2. La consagración a María
Desde el principio Dios Padre ya pensó en María como Madre
de su Hijo y Madre de la Iglesia,[1]
la eligió y la consagró: antes de haberte formado yo en el seno materno, te
conocía, y antes que nacieses, te tenía consagrado (Jr 1, 5). La
Santísima Virgen respondió a esta elección divina con el sí de la Anunciación,
aceptando ser toda de Dios, su esclava, en obediencia plena a la ley
fundamental dada por Dios a Israel: Amarás a Yahveh tu Dios con todo tu
corazón, con toda tu alma y con toda tu fuerza. Queden en tu corazón estas
palabras que yo te dicto hoy (Dt 6, 4-6). Podríamos decir que ese
“sí” fue el acto de consagración de la Virgen María a Dios, entendiéndolo como
la aceptación de la consagración que Dios había hecho de ella: María, hija
de Adán, al aceptar el mensaje divino, se convirtió en Madre de Jesús, y al
abrazar de todo corazón y sin entorpecimiento de pecado alguno la voluntad
salvífica de Dios, se consagró totalmente como esclava del Señor a la persona y
a la obra de su Hijo, sirviendo con diligencia al misterio de la redención con
Él y bajo Él, con la gracia de Dios omnipotente (LG 56).

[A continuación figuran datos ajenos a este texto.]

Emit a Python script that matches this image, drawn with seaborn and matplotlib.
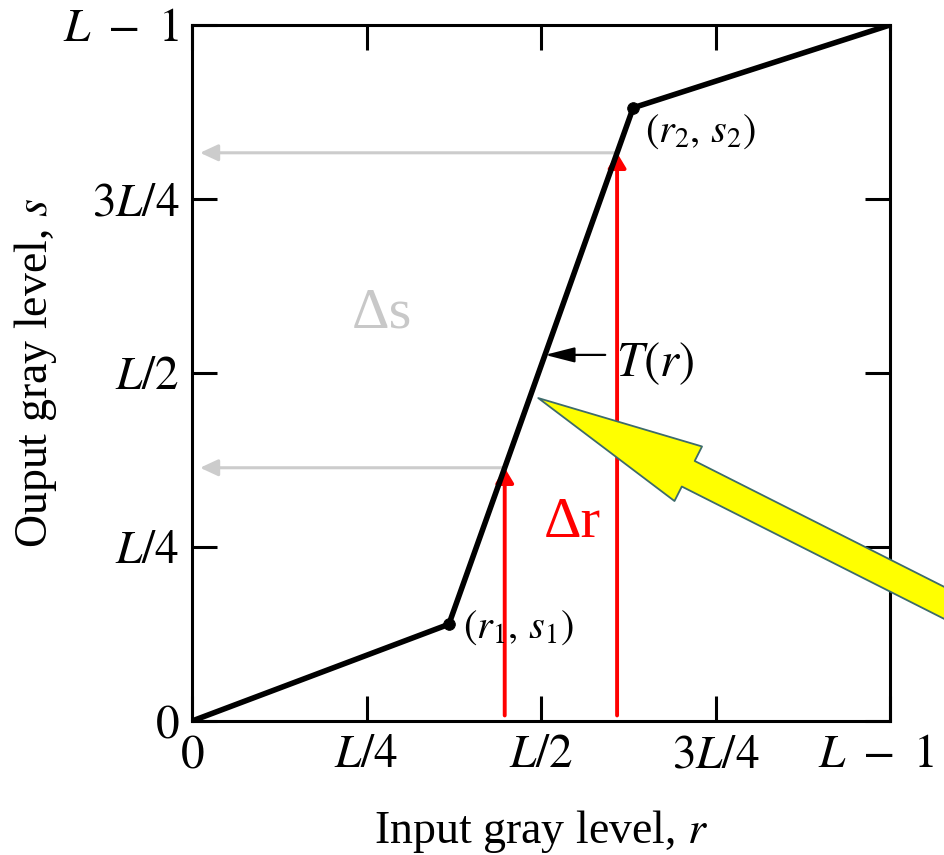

Este servicio de María no es otro que el ya mencionado de
mediar con su intercesión para la obtención y fortalecimiento de la gracia. Por
eso, debemos afirmar con rotundidad que la gracia regeneradora del bautismo,
por la que quedamos muertos al pecado y vivos para Dios en Cristo Jesús (Rm
6, 11), antes de ser derramada sobre nuestra alma, es engendrada en el
corazón de la Virgen María, nube de la que proviene la lluvia bautismal; ella,
que concibió a Cristo en sus purísimas entrañas, sigue ejerciendo su maternidad
dando vida a una infinidad de hijos. Así, éstos no sólo quedamos por el
bautismo consagrados para Dios en Cristo Jesús -como se significa en la
unción del neófito con el sagrado crisma-, sino consagrados también a la Madre
que ha intercedido en favor nuestro diciéndole a su Hijo: No tienen vino (Jn
2, 3).
La consagración bautismal debe ser expresada en su
plenitud con la entrada en la edad madura espiritual, que es lo que se
significa en la confirmación, “pues en este sacramento se da la plenitud del
Espíritu Santo para el robustecimiento espiritual, que es el propio de la edad
madura”.[2]
¿No podríamos decir otro tanto de la consagración a María? Son muchos los
maestros espirituales que la recomiendan, entre los que destaca san Luis María
Grignion de Montfort, quien explica que la naturaleza de esta consagración
“consiste en darse todo por entero, como esclavo, a María y a Jesús por ella;
y, además, en hacer todas las cosas por María, con María, en María y para
María”.[3]
Es lo que han realizado a lo largo de la historia de la Iglesia incontables
cristianos, comenzando por el evangelista san Juan, quien desde aquella hora
–esto es, desde que Cristo crucificado dijera a su madre: “Mujer, ahí
tienes a tu hijo”, y luego a él: “Ahí tienes a tu madre”- ... la
acogió en su casa (Jn 19, 26-27).
Y conviene citar ahora también a aquellos cruzados que en
siglo XII deciden vivir como ermitaños en el monte Carmelo consagrándose a
María, como en aquella época los vasallos a su señor: “En la misma parte
occidental de la montaña –se escribe en una guía de peregrinos de principios
del siglo XIII-, hay un lugar muy bello y delicioso, en donde habitan los
ermitaños latinos que se llaman Hermanos del Carmelo. En él han construido una
pequeña iglesia a nuestra Señora”.[4]
Y por esta elección la nueva Orden quedaba consagrada del todo a la Santísima
Virgen, como lo confirman, entre otros muchos documentos, las constituciones
del Capítulo General de Barcelona en 1324: “En el Monte Carmelo construyeron
nuestros padres una iglesia en honor de la Bienaventurada Virgen María, de la
que eligieron el título; y es por lo que después, siempre fueron denominados
Hermanos de la Bienaventurada Virgen María del Monte Carmelo”.[5]
[1]
Pablo VI, Discurso María, Madre de la Iglesia (21 de noviembre de 1964,
sesión de clausura de la tercera etapa conciliar).
[2]
Santo Tomás de Aquino, Summa Theologiae III, q.72, a.2 in c.
[3]
San Luis María Grignion de Montfort, El secreto de María p.2ª n.28.
[4] Cfr. C. Kopp, Elías und
Christentum auf dem Karmel, Padeborn, 1929, p.108.
[5]
Cfr. B. Zimmerman, Monumenta historica carmelitana, Lerins, 1907, p.20.